§ DATASET CONTENT:
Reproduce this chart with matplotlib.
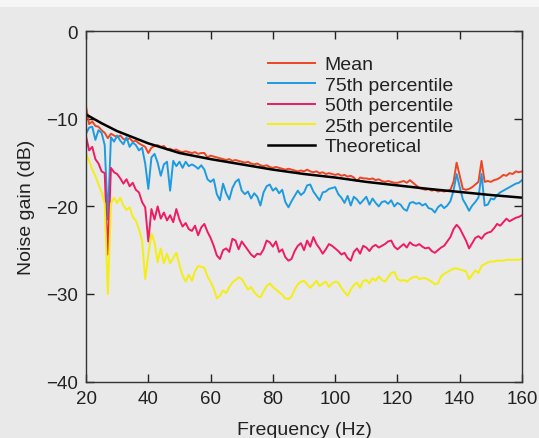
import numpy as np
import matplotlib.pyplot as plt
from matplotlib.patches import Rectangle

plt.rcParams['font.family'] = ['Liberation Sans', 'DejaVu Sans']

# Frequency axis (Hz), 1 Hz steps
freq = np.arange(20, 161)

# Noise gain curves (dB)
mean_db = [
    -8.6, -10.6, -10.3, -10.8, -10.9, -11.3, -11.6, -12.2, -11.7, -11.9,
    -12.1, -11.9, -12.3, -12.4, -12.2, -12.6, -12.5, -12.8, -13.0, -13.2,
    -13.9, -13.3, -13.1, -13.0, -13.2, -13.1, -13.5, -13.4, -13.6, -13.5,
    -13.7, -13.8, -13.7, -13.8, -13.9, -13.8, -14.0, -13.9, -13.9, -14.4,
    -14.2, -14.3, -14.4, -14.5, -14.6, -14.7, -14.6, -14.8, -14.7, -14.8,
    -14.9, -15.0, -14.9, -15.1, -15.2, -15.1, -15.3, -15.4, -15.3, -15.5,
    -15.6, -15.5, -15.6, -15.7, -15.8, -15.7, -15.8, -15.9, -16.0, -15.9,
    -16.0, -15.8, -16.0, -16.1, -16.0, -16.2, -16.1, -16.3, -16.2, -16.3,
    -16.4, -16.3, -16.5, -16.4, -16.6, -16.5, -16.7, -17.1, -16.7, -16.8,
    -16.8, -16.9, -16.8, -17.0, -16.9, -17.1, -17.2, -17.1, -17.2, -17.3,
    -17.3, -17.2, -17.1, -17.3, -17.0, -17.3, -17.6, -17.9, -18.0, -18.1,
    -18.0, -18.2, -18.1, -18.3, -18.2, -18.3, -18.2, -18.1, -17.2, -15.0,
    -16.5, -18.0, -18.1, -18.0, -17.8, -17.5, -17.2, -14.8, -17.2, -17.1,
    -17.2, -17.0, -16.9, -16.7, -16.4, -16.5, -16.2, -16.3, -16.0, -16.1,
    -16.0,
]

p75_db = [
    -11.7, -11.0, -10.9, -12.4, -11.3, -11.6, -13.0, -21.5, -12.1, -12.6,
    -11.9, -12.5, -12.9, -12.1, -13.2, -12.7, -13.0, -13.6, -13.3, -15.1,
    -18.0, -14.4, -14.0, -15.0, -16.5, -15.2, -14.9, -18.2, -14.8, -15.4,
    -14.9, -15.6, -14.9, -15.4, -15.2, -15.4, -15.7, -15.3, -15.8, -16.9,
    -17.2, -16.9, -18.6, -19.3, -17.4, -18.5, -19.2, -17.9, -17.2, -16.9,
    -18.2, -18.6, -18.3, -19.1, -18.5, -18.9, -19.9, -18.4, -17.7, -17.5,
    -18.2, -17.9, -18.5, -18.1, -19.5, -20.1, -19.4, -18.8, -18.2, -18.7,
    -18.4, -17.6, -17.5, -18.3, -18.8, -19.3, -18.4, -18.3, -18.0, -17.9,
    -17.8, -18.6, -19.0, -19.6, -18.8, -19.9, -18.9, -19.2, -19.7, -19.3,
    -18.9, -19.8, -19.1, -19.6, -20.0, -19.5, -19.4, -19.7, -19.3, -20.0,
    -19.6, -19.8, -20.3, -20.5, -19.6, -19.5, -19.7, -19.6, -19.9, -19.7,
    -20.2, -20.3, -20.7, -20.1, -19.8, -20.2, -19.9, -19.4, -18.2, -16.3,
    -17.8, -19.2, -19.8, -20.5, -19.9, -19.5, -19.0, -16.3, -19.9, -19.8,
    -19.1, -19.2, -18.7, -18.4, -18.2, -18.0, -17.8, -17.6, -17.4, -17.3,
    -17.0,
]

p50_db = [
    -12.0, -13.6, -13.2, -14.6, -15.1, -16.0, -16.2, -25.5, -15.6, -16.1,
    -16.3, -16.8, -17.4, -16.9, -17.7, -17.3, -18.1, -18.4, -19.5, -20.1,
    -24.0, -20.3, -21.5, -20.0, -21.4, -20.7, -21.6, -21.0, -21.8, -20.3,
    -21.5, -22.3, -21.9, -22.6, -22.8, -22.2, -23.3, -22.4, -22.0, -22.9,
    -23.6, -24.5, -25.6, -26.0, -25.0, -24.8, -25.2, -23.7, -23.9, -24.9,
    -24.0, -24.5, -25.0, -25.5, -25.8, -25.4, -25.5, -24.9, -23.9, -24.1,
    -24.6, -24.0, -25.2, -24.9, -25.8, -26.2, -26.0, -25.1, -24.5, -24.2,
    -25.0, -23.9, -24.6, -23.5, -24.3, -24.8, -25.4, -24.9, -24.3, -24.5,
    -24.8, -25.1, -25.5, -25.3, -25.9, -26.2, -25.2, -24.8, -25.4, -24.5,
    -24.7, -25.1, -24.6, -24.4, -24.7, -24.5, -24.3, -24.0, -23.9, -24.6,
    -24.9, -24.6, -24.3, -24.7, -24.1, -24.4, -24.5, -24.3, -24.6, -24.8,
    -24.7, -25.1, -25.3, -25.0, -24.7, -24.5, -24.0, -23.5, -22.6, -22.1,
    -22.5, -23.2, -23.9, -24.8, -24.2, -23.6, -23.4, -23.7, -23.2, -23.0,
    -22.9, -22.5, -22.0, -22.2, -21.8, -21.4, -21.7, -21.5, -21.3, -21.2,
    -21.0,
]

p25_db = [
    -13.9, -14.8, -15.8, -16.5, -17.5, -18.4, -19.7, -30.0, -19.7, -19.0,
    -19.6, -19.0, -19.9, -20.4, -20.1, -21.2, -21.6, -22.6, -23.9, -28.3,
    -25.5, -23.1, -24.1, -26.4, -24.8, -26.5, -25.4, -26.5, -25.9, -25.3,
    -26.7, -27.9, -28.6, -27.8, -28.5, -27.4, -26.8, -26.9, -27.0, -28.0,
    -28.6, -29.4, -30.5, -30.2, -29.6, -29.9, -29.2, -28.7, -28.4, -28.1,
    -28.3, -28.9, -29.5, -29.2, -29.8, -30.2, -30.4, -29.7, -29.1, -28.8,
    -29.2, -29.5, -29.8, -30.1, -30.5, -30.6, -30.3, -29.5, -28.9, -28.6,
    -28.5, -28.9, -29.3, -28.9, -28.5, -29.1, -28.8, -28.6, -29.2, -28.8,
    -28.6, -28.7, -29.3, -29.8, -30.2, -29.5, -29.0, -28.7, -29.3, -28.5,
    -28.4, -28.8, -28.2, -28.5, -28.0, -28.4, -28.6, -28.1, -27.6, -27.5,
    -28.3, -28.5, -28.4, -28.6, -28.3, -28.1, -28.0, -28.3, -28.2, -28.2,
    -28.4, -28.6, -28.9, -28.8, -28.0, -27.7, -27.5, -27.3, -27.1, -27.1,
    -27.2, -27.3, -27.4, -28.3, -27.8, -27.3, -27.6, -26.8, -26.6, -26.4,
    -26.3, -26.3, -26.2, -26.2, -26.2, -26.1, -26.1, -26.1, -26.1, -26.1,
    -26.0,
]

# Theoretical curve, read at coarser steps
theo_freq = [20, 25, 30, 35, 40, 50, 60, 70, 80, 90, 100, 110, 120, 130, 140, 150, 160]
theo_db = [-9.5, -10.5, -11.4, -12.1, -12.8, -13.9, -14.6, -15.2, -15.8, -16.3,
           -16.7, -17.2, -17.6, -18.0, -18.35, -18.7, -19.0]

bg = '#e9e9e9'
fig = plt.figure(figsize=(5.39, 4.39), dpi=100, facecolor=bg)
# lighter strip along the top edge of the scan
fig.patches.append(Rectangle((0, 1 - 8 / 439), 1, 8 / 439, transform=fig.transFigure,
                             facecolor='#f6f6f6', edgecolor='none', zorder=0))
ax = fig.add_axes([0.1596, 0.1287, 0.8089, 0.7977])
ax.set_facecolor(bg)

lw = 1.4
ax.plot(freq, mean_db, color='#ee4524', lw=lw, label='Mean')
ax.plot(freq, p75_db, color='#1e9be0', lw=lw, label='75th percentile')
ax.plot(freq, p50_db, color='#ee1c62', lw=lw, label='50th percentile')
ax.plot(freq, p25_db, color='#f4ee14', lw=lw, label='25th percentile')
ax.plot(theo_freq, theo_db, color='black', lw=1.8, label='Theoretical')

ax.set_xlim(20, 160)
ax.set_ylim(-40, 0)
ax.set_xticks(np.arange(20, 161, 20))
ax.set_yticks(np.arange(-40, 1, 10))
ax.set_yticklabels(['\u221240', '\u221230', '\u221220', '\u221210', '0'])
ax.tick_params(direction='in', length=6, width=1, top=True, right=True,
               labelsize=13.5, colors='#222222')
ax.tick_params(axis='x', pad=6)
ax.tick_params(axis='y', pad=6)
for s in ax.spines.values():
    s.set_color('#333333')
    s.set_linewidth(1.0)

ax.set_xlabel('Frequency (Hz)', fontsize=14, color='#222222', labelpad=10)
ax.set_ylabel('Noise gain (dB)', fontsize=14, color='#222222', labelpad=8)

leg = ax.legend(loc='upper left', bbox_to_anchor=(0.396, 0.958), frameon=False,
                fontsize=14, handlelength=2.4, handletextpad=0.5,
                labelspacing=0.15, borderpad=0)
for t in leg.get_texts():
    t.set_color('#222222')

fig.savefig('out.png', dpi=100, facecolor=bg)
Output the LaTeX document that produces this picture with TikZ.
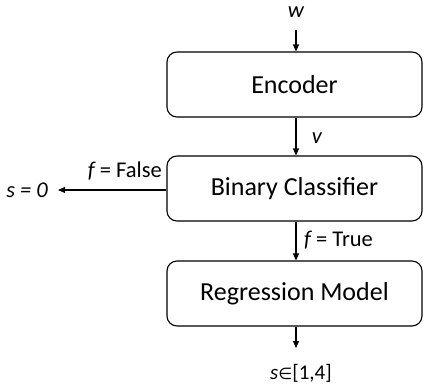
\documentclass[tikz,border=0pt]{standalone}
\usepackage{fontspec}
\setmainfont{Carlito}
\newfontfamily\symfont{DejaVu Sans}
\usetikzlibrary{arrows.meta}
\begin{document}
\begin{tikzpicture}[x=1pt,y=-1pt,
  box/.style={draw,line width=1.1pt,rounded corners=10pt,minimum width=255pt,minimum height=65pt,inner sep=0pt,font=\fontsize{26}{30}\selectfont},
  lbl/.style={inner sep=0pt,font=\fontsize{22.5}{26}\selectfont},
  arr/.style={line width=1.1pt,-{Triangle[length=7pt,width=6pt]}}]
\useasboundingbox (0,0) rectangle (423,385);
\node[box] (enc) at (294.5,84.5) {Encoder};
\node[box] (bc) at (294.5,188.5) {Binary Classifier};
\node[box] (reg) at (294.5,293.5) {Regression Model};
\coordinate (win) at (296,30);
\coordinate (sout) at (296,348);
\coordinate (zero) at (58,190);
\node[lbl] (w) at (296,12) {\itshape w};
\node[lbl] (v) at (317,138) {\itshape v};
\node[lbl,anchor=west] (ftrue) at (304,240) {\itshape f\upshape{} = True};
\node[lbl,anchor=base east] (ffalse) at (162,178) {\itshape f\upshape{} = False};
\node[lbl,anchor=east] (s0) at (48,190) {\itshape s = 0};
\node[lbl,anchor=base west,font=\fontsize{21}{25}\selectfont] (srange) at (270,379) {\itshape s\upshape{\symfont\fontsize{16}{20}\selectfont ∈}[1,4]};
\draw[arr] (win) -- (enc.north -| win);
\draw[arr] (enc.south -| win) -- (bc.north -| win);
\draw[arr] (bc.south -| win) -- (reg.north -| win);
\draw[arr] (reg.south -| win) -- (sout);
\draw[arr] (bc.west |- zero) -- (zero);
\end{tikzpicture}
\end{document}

§ TASK OBJECTIVE: Find the line that contains "Output the LaTeX", then write out that line and every line after it through the end of the records, exactly. Leave the pictures out.

§ RESPONSE TO THIS EXERCISE:
Output the LaTeX document that produces this picture with TikZ.
\documentclass[tikz,border=0pt]{standalone}
\usepackage{fontspec}
\setmainfont{Carlito}
\newfontfamily\symfont{DejaVu Sans}
\usetikzlibrary{arrows.meta}
\begin{document}
\begin{tikzpicture}[x=1pt,y=-1pt,
  box/.style={draw,line width=1.1pt,rounded corners=10pt,minimum width=255pt,minimum height=65pt,inner sep=0pt,font=\fontsize{26}{30}\selectfont},
  lbl/.style={inner sep=0pt,font=\fontsize{22.5}{26}\selectfont},
  arr/.style={line width=1.1pt,-{Triangle[length=7pt,width=6pt]}}]
\useasboundingbox (0,0) rectangle (423,385);
\node[box] (enc) at (294.5,84.5) {Encoder};
\node[box] (bc) at (294.5,188.5) {Binary Classifier};
\node[box] (reg) at (294.5,293.5) {Regression Model};
\coordinate (win) at (296,30);
\coordinate (sout) at (296,348);
\coordinate (zero) at (58,190);
\node[lbl] (w) at (296,12) {\itshape w};
\node[lbl] (v) at (317,138) {\itshape v};
\node[lbl,anchor=west] (ftrue) at (304,240) {\itshape f\upshape{} = True};
\node[lbl,anchor=base east] (ffalse) at (162,178) {\itshape f\upshape{} = False};
\node[lbl,anchor=east] (s0) at (48,190) {\itshape s = 0};
\node[lbl,anchor=base west,font=\fontsize{21}{25}\selectfont] (srange) at (270,379) {\itshape s\upshape{\symfont\fontsize{16}{20}\selectfont ∈}[1,4]};
\draw[arr] (win) -- (enc.north -| win);
\draw[arr] (enc.south -| win) -- (bc.north -| win);
\draw[arr] (bc.south -| win) -- (reg.north -| win);
\draw[arr] (reg.south -| win) -- (sout);
\draw[arr] (bc.west |- zero) -- (zero);
\end{tikzpicture}
\end{document}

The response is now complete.